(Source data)

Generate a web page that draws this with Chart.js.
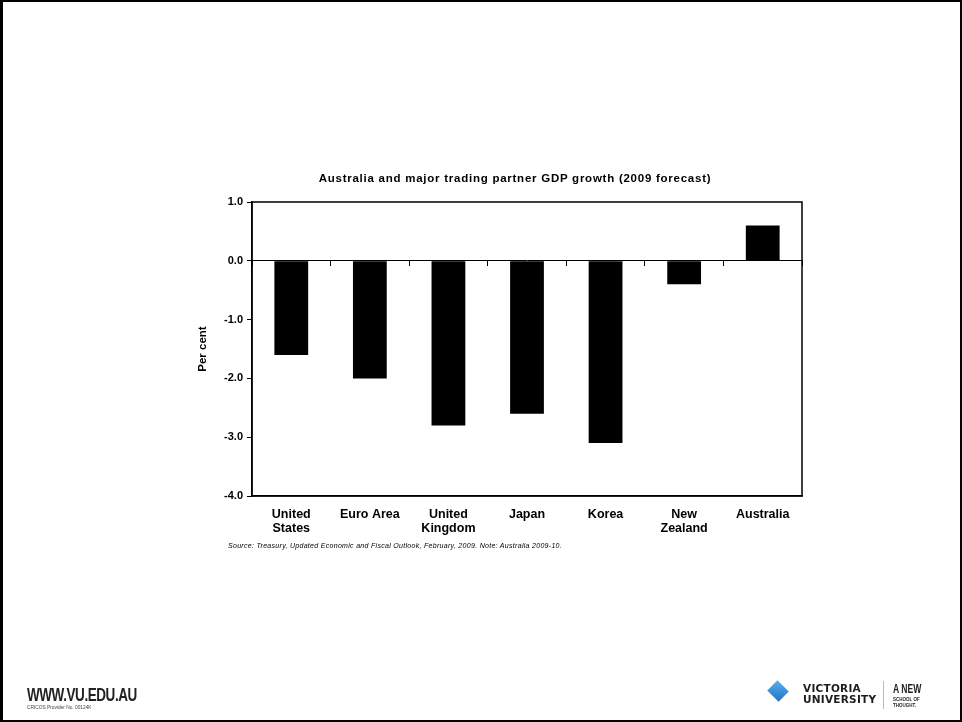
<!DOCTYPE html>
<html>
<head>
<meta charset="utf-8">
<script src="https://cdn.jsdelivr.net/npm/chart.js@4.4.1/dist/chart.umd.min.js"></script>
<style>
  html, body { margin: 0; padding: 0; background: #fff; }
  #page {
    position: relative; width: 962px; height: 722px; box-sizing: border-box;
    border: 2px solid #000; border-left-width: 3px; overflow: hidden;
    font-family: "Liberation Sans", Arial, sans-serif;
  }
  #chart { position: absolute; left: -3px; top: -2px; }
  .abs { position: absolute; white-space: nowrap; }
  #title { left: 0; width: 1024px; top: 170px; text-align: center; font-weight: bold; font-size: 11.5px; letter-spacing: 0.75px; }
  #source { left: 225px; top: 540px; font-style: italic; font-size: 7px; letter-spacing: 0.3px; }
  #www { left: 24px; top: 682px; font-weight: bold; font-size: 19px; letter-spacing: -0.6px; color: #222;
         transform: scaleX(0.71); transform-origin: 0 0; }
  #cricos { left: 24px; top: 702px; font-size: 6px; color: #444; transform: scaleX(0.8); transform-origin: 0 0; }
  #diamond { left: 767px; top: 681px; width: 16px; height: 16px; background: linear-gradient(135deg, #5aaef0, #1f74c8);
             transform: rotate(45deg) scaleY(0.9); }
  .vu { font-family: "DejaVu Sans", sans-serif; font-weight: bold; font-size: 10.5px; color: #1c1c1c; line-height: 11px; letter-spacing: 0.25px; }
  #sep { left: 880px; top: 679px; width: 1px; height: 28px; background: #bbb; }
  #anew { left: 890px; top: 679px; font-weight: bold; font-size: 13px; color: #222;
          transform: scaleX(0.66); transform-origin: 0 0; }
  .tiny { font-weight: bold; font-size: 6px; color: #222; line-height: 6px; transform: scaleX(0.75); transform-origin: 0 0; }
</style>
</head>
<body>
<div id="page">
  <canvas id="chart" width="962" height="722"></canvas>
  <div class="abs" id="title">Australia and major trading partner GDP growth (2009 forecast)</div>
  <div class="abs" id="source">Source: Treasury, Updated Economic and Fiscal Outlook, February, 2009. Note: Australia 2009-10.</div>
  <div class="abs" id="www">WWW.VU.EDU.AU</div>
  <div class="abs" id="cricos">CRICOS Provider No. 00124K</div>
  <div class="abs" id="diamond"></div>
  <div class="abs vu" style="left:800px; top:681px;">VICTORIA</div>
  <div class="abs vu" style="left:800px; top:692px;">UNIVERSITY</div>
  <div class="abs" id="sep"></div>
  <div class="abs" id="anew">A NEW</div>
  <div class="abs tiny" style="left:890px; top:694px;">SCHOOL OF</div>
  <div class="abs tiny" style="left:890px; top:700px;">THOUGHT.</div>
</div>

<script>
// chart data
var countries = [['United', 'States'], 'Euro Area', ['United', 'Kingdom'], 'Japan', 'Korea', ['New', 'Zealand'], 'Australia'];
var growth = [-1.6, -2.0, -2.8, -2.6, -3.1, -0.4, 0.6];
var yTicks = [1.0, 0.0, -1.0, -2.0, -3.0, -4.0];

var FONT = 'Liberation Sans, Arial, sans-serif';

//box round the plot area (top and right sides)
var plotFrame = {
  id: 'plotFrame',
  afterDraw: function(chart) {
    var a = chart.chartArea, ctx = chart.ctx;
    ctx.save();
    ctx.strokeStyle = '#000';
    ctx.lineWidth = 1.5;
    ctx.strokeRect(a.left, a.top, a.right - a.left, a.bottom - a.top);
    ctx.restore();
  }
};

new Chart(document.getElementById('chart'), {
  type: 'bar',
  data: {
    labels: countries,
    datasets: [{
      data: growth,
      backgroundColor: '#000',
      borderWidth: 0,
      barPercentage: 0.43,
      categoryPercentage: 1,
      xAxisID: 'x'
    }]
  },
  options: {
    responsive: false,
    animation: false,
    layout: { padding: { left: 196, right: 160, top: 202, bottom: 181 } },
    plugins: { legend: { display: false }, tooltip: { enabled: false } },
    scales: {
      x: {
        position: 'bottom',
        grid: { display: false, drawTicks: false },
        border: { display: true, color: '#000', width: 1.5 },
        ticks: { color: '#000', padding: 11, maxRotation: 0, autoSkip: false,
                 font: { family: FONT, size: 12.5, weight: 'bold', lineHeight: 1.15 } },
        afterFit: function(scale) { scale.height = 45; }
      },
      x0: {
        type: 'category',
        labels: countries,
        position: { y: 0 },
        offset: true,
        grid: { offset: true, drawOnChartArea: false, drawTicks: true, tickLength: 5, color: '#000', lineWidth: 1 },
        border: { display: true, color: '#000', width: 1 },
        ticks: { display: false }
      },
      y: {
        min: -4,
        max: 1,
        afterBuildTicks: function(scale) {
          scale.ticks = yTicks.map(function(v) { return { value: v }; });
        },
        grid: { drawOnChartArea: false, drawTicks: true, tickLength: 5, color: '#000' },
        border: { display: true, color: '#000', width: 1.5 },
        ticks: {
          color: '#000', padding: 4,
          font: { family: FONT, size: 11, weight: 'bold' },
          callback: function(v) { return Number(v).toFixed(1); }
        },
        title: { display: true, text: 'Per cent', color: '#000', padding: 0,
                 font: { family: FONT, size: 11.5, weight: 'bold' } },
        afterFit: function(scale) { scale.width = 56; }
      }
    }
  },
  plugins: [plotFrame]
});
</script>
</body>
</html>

* * *

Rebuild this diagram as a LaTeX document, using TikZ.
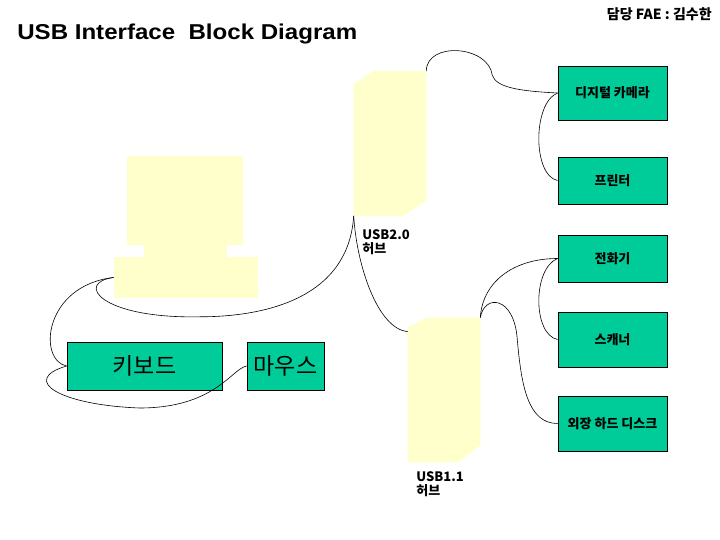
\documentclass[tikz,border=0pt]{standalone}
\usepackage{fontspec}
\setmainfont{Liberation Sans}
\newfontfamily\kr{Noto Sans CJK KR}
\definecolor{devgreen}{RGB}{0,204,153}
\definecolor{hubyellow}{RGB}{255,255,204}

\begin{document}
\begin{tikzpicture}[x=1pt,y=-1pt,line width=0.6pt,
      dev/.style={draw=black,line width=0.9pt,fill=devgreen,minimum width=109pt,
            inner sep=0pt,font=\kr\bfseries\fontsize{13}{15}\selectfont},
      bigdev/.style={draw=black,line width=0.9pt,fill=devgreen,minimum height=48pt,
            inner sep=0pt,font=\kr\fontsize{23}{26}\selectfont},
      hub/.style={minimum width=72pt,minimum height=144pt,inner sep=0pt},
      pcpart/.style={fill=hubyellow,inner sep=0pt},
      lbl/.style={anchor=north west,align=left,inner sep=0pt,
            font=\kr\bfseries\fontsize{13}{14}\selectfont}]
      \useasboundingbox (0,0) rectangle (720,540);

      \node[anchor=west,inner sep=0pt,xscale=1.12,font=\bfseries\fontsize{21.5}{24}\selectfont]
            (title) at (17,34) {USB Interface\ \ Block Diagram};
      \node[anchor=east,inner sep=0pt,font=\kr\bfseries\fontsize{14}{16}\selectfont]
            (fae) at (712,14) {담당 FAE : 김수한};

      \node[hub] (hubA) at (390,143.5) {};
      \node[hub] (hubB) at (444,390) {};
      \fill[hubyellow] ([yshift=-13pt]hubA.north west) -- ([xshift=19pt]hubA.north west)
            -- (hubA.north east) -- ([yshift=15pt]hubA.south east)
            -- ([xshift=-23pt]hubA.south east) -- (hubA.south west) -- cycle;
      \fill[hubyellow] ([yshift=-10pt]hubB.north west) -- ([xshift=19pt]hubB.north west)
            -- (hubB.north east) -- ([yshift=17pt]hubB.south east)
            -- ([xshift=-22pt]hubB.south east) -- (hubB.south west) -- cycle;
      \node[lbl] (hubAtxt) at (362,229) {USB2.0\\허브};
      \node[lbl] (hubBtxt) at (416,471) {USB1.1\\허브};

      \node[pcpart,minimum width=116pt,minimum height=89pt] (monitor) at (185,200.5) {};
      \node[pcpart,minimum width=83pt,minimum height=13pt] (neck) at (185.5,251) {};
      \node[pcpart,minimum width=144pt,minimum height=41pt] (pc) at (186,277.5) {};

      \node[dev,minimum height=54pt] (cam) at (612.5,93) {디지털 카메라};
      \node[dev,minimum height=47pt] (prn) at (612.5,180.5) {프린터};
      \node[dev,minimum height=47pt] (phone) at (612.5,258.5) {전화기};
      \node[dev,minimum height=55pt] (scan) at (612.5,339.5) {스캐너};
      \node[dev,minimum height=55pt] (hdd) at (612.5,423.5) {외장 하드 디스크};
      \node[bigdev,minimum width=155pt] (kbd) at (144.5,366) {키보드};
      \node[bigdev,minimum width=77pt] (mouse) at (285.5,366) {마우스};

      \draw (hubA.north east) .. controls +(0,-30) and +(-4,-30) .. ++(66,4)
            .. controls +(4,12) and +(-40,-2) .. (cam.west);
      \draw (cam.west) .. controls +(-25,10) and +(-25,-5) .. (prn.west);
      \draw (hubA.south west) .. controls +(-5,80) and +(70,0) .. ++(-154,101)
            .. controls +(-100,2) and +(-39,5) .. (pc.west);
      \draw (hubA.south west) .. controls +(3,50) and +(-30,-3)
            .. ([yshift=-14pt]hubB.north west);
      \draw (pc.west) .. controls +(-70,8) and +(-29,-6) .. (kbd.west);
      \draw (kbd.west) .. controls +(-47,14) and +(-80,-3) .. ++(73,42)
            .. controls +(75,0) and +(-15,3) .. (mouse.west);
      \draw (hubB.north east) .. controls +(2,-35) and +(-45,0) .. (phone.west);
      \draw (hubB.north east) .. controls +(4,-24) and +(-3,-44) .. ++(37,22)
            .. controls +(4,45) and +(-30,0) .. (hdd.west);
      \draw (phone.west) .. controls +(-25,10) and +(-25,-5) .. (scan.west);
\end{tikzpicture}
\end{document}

Your goal: Nothing but the lines from the one with "Rebuild this diagram" down to the one with "(hubBtxt) at (416,471)" should be printed, both of them included. Leave out the pictures.

Finished answer:
Rebuild this diagram as a LaTeX document, using TikZ.
\documentclass[tikz,border=0pt]{standalone}
\usepackage{fontspec}
\setmainfont{Liberation Sans}
\newfontfamily\kr{Noto Sans CJK KR}
\definecolor{devgreen}{RGB}{0,204,153}
\definecolor{hubyellow}{RGB}{255,255,204}

\begin{document}
\begin{tikzpicture}[x=1pt,y=-1pt,line width=0.6pt,
      dev/.style={draw=black,line width=0.9pt,fill=devgreen,minimum width=109pt,
            inner sep=0pt,font=\kr\bfseries\fontsize{13}{15}\selectfont},
      bigdev/.style={draw=black,line width=0.9pt,fill=devgreen,minimum height=48pt,
            inner sep=0pt,font=\kr\fontsize{23}{26}\selectfont},
      hub/.style={minimum width=72pt,minimum height=144pt,inner sep=0pt},
      pcpart/.style={fill=hubyellow,inner sep=0pt},
      lbl/.style={anchor=north west,align=left,inner sep=0pt,
            font=\kr\bfseries\fontsize{13}{14}\selectfont}]
      \useasboundingbox (0,0) rectangle (720,540);

      \node[anchor=west,inner sep=0pt,xscale=1.12,font=\bfseries\fontsize{21.5}{24}\selectfont]
            (title) at (17,34) {USB Interface\ \ Block Diagram};
      \node[anchor=east,inner sep=0pt,font=\kr\bfseries\fontsize{14}{16}\selectfont]
            (fae) at (712,14) {담당 FAE : 김수한};

      \node[hub] (hubA) at (390,143.5) {};
      \node[hub] (hubB) at (444,390) {};
      \fill[hubyellow] ([yshift=-13pt]hubA.north west) -- ([xshift=19pt]hubA.north west)
            -- (hubA.north east) -- ([yshift=15pt]hubA.south east)
            -- ([xshift=-23pt]hubA.south east) -- (hubA.south west) -- cycle;
      \fill[hubyellow] ([yshift=-10pt]hubB.north west) -- ([xshift=19pt]hubB.north west)
            -- (hubB.north east) -- ([yshift=17pt]hubB.south east)
            -- ([xshift=-22pt]hubB.south east) -- (hubB.south west) -- cycle;
      \node[lbl] (hubAtxt) at (362,229) {USB2.0\\허브};
      \node[lbl] (hubBtxt) at (416,471) {USB1.1\\허브};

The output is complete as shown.